Highlights

The overall tone of the minutes is hawkish and suggests that in addition to the announced intention to raise interest rates by 50 basis points in March, the May meeting would also probably see a further tightening. However, there is clearly no agreement on what constitutes a restrictive level of interest rates with some members seeing the latest hike as bearing down on the economy but others still regarding the stance as accommodative.

In general, it was thought that front-end loading interest rate increases would be appropriate and avoid being forced into further tightening later on. That said, some members noted that with policy rates getting closer to their terminal level, it was important to ensure that policy was not tightened excessively. The lags involved in the transmission process inevitably made for an uncertain assessment of the likely impact of the rate rises delivered so far.

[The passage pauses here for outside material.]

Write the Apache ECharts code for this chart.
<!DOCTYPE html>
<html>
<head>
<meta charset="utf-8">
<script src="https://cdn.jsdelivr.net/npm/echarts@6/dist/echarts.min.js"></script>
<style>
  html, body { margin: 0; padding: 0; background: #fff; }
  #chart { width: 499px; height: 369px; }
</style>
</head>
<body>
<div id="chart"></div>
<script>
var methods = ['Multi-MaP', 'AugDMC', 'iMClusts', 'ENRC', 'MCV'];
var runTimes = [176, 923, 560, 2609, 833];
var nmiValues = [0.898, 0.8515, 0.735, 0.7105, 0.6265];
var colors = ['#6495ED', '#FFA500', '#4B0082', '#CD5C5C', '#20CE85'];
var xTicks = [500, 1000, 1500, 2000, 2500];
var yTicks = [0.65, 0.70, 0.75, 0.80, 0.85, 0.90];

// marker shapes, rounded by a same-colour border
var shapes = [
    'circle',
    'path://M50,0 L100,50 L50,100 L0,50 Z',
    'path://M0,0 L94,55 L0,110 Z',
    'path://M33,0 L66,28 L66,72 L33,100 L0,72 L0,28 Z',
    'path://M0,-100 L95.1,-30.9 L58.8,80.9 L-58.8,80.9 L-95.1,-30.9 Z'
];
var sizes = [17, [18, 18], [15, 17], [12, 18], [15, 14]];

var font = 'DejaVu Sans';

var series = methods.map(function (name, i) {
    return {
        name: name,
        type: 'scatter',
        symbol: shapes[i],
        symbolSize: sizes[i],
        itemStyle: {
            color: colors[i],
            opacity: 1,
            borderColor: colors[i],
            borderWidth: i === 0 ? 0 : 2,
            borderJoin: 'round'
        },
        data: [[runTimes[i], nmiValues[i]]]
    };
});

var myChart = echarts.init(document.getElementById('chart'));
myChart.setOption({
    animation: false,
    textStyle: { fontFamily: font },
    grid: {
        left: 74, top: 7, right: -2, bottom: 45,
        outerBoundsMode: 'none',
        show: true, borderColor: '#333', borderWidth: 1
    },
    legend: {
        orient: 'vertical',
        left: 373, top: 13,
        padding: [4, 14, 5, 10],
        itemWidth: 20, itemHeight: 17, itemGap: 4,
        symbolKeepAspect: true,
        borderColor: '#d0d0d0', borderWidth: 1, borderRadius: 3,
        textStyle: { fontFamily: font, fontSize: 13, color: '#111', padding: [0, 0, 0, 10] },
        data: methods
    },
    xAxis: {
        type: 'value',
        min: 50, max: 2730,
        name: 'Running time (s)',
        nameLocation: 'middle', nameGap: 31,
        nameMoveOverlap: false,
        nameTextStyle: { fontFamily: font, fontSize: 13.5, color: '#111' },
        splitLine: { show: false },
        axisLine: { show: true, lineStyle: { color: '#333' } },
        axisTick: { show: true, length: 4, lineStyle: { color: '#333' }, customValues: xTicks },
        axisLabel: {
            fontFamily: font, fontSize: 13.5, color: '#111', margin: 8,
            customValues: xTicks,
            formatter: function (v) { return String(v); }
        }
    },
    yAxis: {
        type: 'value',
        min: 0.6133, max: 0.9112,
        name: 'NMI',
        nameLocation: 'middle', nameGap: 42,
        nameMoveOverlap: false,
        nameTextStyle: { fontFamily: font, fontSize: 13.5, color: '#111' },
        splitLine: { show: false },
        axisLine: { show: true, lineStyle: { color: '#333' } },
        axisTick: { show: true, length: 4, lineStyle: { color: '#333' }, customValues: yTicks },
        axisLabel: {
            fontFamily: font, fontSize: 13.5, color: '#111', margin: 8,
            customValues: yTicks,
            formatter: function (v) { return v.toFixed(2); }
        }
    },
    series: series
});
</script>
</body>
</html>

With regard to quantitative tightening, broad support was expressed for a simple and neutral approach, meaning that partial reinvestments between March and June would be conducted broadly in line with the current practice. The remaining reinvestment amounts would be allocated proportionately to the share of redemptions across each constituent programme of the Asset Purchase Programme (APP). In addition, it was noted that tilting reinvestments in the corporate sector purchase programme towards issuers with a better climate performance would signal the ECB's continued commitment to supporting the EU's policy for achieving the climate goals of the Paris Agreement.

Definition

The European Central Bank (ECB) meets about every six weeks to determine the appropriate stance of monetary policy. The precise details of the policy deliberations are kept secret for thirty years but, since the 22nd January 2015 meeting, summary version of the minutes have been made available around four weeks after the discussions have taken place.

Description

The minutes provide a key insight into what the ECB is focusing upon when setting policy. As such they potentially can have a sizeable impact upon investor sentiment; especially at times when speculation is rife about a possible near-term change in official interest rates and/or non-conventional monetary policy instruments.